Request: Without including the pictures, copy out every line below.

Supplied data:
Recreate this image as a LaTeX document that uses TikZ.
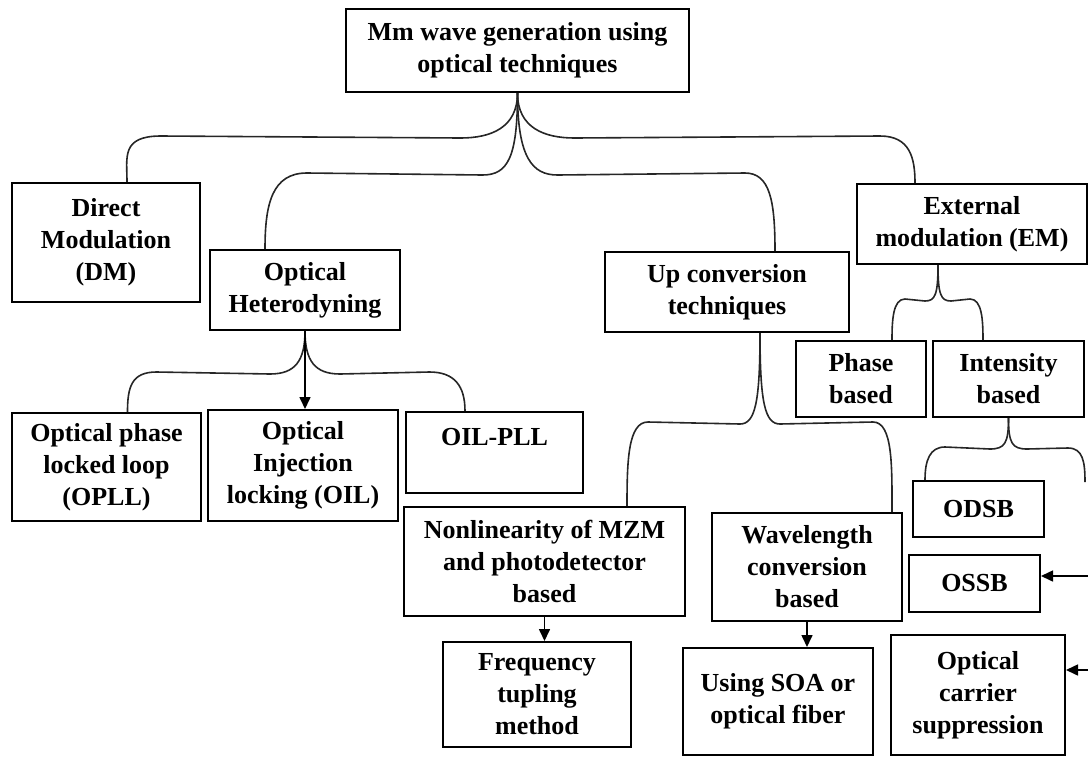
\documentclass[tikz,border=0pt]{standalone}
\usepackage{fontspec}
\setmainfont{Liberation Serif}
\usetikzlibrary{calc,arrows.meta}

\begin{document}
\begin{tikzpicture}[x=0.5pt, y=-0.5pt, every node/.style={font=\bfseries\fontsize{13}{16}\selectfont}]
    \tikzset{box/.style={rectangle, draw, line width=1pt, align=center, inner sep=2pt}}
    \tikzset{brace/.style={draw, line width=0.8pt, black!85}}
    \tikzset{line/.style={draw, line width=0.8pt, -{Triangle[length=6pt, width=5.5pt]}}}
    \useasboundingbox (0,0) rectangle (1088,756);

    \node [box, minimum width=171.5pt, minimum height=41.5pt] (root) at (517.5,50.5) {Mm wave generation using\\optical techniques};
    \node [box, minimum width=94pt, minimum height=59.5pt] (dm) at (106,242.5) {Direct\\Modulation\\(DM)};
    \node [box, minimum width=95pt, minimum height=40pt] (oh) at (305,290) {Optical\\Heterodyning};
    \node [box, minimum width=122pt, minimum height=40pt] (upc) at (727,292) {Up conversion\\techniques};
    \node [box, minimum width=115pt, minimum height=40pt] (em) at (972,224) {External\\modulation (EM)};
    \node [box, minimum width=65pt, minimum height=38pt] (phase) at (861,379) {Phase\\based};
    \node [box, minimum width=75.5pt, minimum height=38pt] (inten) at (1008.5,379) {Intensity\\based};

    \node [box, minimum width=94.5pt, minimum height=54pt] (opll) at (106.5,467) {Optical phase\\locked loop\\(OPLL)};
    \node [box, minimum width=95pt, minimum height=55.5pt] (oil) at (303,465.5) {Optical\\Injection\\locking (OIL)};
    \node [box, minimum width=88.5pt, minimum height=40.5pt] (oilpll) at (494.5,452.5) {OIL-PLL\\~};
    \node [box, minimum width=140.5pt, minimum height=54.5pt] (nonlin) at (544.5,561.5) {Nonlinearity of MZM\\and photodetector\\based};
    \node [box, minimum width=95pt, minimum height=54pt] (wave) at (807,567) {Wavelength\\conversion\\based};
    \node [box, minimum width=94pt, minimum height=52.5pt] (freq) at (537,694.5) {Frequency\\tupling\\method};
    \node [box, minimum width=95pt, minimum height=53.5pt] (soa) at (778,701.5) {Using SOA or\\optical fiber};
    \node [box, minimum width=65.5pt, minimum height=28pt] (odsb) at (978.5,509) {ODSB};
    \node [box, minimum width=65.5pt, minimum height=28.5pt] (ossb) at (974.5,583.5) {OSSB};
    \node [box, minimum width=87pt, minimum height=60pt] (ocs) at (978,695) {Optical\\carrier\\suppression};

    \coordinate (iend) at (1085,482);
    \coordinate (ein1) at (1088,576);
    \coordinate (ein2) at (1088,670);

    % main brace
    \path [brace] (root.south) .. controls +(0,35) and +(30,0) .. ($(root.south)+(-57,45)$) -- ($(dm.north)+(55,-46)$) .. controls +(-40,0) and +(0,-25) .. ($(dm.north)+(21,0)$);
    \path [brace] (root.south) .. controls +(0,35) and +(-30,0) .. ($(root.south)+(57,45)$) -- ($(em.north)+(-92,-47)$) .. controls +(30,0) and +(0,-25) .. ($(em.north)+(-57,0)$);
    \path [brace] (root.south) .. controls +(0,65) and +(25,0) .. ($(root.south)+(-35,82)$) -- ($(oh.north)+(2,-76)$) .. controls +(-35,0) and +(0,-45) .. ($(oh.north)+(-40,0)$);
    \path [brace] (root.south) .. controls +(0,65) and +(-25,0) .. ($(root.south)+(40,82)$) -- ($(upc.north)+(18,-78)$) .. controls +(25,0) and +(0,-50) .. ($(upc.north)+(48,0)$);

    % heterodyning
    \path [brace] (oh.south) .. controls +(0,30) and +(25,0) .. ($(oh.south)+(-35,43)$) -- ($(opll.north)+(50,-40)$) .. controls +(-25,0) and +(0,-25) .. ($(opll.north)+(21,0)$);
    \path [brace] (oh.south) .. controls +(0,30) and +(-25,0) .. ($(oh.south)+(35,43)$) -- ($(oilpll.north)+(-65,-39)$) .. controls +(25,0) and +(0,-25) .. ($(oilpll.north)+(-29.5,0)$);
    \path [line] (oh.south) -- (oh.south |- oil.north);

    % up conversion
    \path [brace] ($(upc.south)+(33,0)$) .. controls +(0,70) and +(15,0) .. ($(upc.south)+(13,91)$) -- ($(nonlin.north)+(103.5,-84)$) .. controls +(-20,0) and +(0,-45) .. ($(nonlin.north)+(82.5,0)$);
    \path [brace] ($(upc.south)+(33,0)$) .. controls +(0,70) and +(-15,0) .. ($(upc.south)+(53,91)$) -- ($(wave.north)+(66,-90)$) .. controls +(20,0) and +(0,-45) .. ($(wave.north)+(85,0)$);
    \path [line] (nonlin.south) -- (nonlin.south |- freq.north);
    \path [line] (wave.south) -- (wave.south |- soa.north);

    % external modulation
    \path [brace] ($(em.south)+(-34,0)$) .. controls +(0,30) and +(10,0) .. ($(em.south)+(-47,36)$) -- ($(phase.north)+(44,-41)$) .. controls +(-12,0) and +(0,-20) .. ($(phase.north)+(31,0)$);
    \path [brace] ($(em.south)+(-34,0)$) .. controls +(0,30) and +(-10,0) .. ($(em.south)+(-21,36)$) -- ($(inten.north)+(-38.5,-41)$) .. controls +(12,0) and +(0,-20) .. ($(inten.north)+(-25.5,0)$);
    \path [brace] (inten.south) .. controls +(0,25) and +(15,0) .. ($(inten.south)+(-18.5,31)$) -- ($(odsb.north)+(-33.5,-33)$) .. controls +(-15,0) and +(0,-20) .. ($(odsb.north)+(-53.5,0)$);
    \path [brace] (inten.south) .. controls +(0,25) and +(-15,0) .. ($(inten.south)+(18.5,31)$) -- ($(iend)+(-17,-34)$) .. controls +(15,0) and +(0,-20) .. (iend);
    \path [line] (ein1) -- (ein1 -| ossb.east);
    \path [line] (ein2) -- (ein2 -| ocs.east);
\end{tikzpicture}
\end{document}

Exercise output:
Recreate this image as a LaTeX document that uses TikZ.
\documentclass[tikz,border=0pt]{standalone}
\usepackage{fontspec}
\setmainfont{Liberation Serif}
\usetikzlibrary{calc,arrows.meta}

\begin{document}
\begin{tikzpicture}[x=0.5pt, y=-0.5pt, every node/.style={font=\bfseries\fontsize{13}{16}\selectfont}]
    \tikzset{box/.style={rectangle, draw, line width=1pt, align=center, inner sep=2pt}}
    \tikzset{brace/.style={draw, line width=0.8pt, black!85}}
    \tikzset{line/.style={draw, line width=0.8pt, -{Triangle[length=6pt, width=5.5pt]}}}
    \useasboundingbox (0,0) rectangle (1088,756);

    \node [box, minimum width=171.5pt, minimum height=41.5pt] (root) at (517.5,50.5) {Mm wave generation using\\optical techniques};
    \node [box, minimum width=94pt, minimum height=59.5pt] (dm) at (106,242.5) {Direct\\Modulation\\(DM)};
    \node [box, minimum width=95pt, minimum height=40pt] (oh) at (305,290) {Optical\\Heterodyning};
    \node [box, minimum width=122pt, minimum height=40pt] (upc) at (727,292) {Up conversion\\techniques};
    \node [box, minimum width=115pt, minimum height=40pt] (em) at (972,224) {External\\modulation (EM)};
    \node [box, minimum width=65pt, minimum height=38pt] (phase) at (861,379) {Phase\\based};
    \node [box, minimum width=75.5pt, minimum height=38pt] (inten) at (1008.5,379) {Intensity\\based};

    \node [box, minimum width=94.5pt, minimum height=54pt] (opll) at (106.5,467) {Optical phase\\locked loop\\(OPLL)};
    \node [box, minimum width=95pt, minimum height=55.5pt] (oil) at (303,465.5) {Optical\\Injection\\locking (OIL)};
    \node [box, minimum width=88.5pt, minimum height=40.5pt] (oilpll) at (494.5,452.5) {OIL-PLL\\~};
    \node [box, minimum width=140.5pt, minimum height=54.5pt] (nonlin) at (544.5,561.5) {Nonlinearity of MZM\\and photodetector\\based};
    \node [box, minimum width=95pt, minimum height=54pt] (wave) at (807,567) {Wavelength\\conversion\\based};
    \node [box, minimum width=94pt, minimum height=52.5pt] (freq) at (537,694.5) {Frequency\\tupling\\method};
    \node [box, minimum width=95pt, minimum height=53.5pt] (soa) at (778,701.5) {Using SOA or\\optical fiber};
    \node [box, minimum width=65.5pt, minimum height=28pt] (odsb) at (978.5,509) {ODSB};
    \node [box, minimum width=65.5pt, minimum height=28.5pt] (ossb) at (974.5,583.5) {OSSB};
    \node [box, minimum width=87pt, minimum height=60pt] (ocs) at (978,695) {Optical\\carrier\\suppression};

    \coordinate (iend) at (1085,482);
    \coordinate (ein1) at (1088,576);
    \coordinate (ein2) at (1088,670);

    % main brace
    \path [brace] (root.south) .. controls +(0,35) and +(30,0) .. ($(root.south)+(-57,45)$) -- ($(dm.north)+(55,-46)$) .. controls +(-40,0) and +(0,-25) .. ($(dm.north)+(21,0)$);
    \path [brace] (root.south) .. controls +(0,35) and +(-30,0) .. ($(root.south)+(57,45)$) -- ($(em.north)+(-92,-47)$) .. controls +(30,0) and +(0,-25) .. ($(em.north)+(-57,0)$);
    \path [brace] (root.south) .. controls +(0,65) and +(25,0) .. ($(root.south)+(-35,82)$) -- ($(oh.north)+(2,-76)$) .. controls +(-35,0) and +(0,-45) .. ($(oh.north)+(-40,0)$);
    \path [brace] (root.south) .. controls +(0,65) and +(-25,0) .. ($(root.south)+(40,82)$) -- ($(upc.north)+(18,-78)$) .. controls +(25,0) and +(0,-50) .. ($(upc.north)+(48,0)$);

    % heterodyning
    \path [brace] (oh.south) .. controls +(0,30) and +(25,0) .. ($(oh.south)+(-35,43)$) -- ($(opll.north)+(50,-40)$) .. controls +(-25,0) and +(0,-25) .. ($(opll.north)+(21,0)$);
    \path [brace] (oh.south) .. controls +(0,30) and +(-25,0) .. ($(oh.south)+(35,43)$) -- ($(oilpll.north)+(-65,-39)$) .. controls +(25,0) and +(0,-25) .. ($(oilpll.north)+(-29.5,0)$);
    \path [line] (oh.south) -- (oh.south |- oil.north);

    % up conversion
    \path [brace] ($(upc.south)+(33,0)$) .. controls +(0,70) and +(15,0) .. ($(upc.south)+(13,91)$) -- ($(nonlin.north)+(103.5,-84)$) .. controls +(-20,0) and +(0,-45) .. ($(nonlin.north)+(82.5,0)$);
    \path [brace] ($(upc.south)+(33,0)$) .. controls +(0,70) and +(-15,0) .. ($(upc.south)+(53,91)$) -- ($(wave.north)+(66,-90)$) .. controls +(20,0) and +(0,-45) .. ($(wave.north)+(85,0)$);
    \path [line] (nonlin.south) -- (nonlin.south |- freq.north);
    \path [line] (wave.south) -- (wave.south |- soa.north);

    % external modulation
    \path [brace] ($(em.south)+(-34,0)$) .. controls +(0,30) and +(10,0) .. ($(em.south)+(-47,36)$) -- ($(phase.north)+(44,-41)$) .. controls +(-12,0) and +(0,-20) .. ($(phase.north)+(31,0)$);
    \path [brace] ($(em.south)+(-34,0)$) .. controls +(0,30) and +(-10,0) .. ($(em.south)+(-21,36)$) -- ($(inten.north)+(-38.5,-41)$) .. controls +(12,0) and +(0,-20) .. ($(inten.north)+(-25.5,0)$);
    \path [brace] (inten.south) .. controls +(0,25) and +(15,0) .. ($(inten.south)+(-18.5,31)$) -- ($(odsb.north)+(-33.5,-33)$) .. controls +(-15,0) and +(0,-20) .. ($(odsb.north)+(-53.5,0)$);
    \path [brace] (inten.south) .. controls +(0,25) and +(-15,0) .. ($(inten.south)+(18.5,31)$) -- ($(iend)+(-17,-34)$) .. controls +(15,0) and +(0,-20) .. (iend);
    \path [line] (ein1) -- (ein1 -| ossb.east);
    \path [line] (ein2) -- (ein2 -| ocs.east);
\end{tikzpicture}
\end{document}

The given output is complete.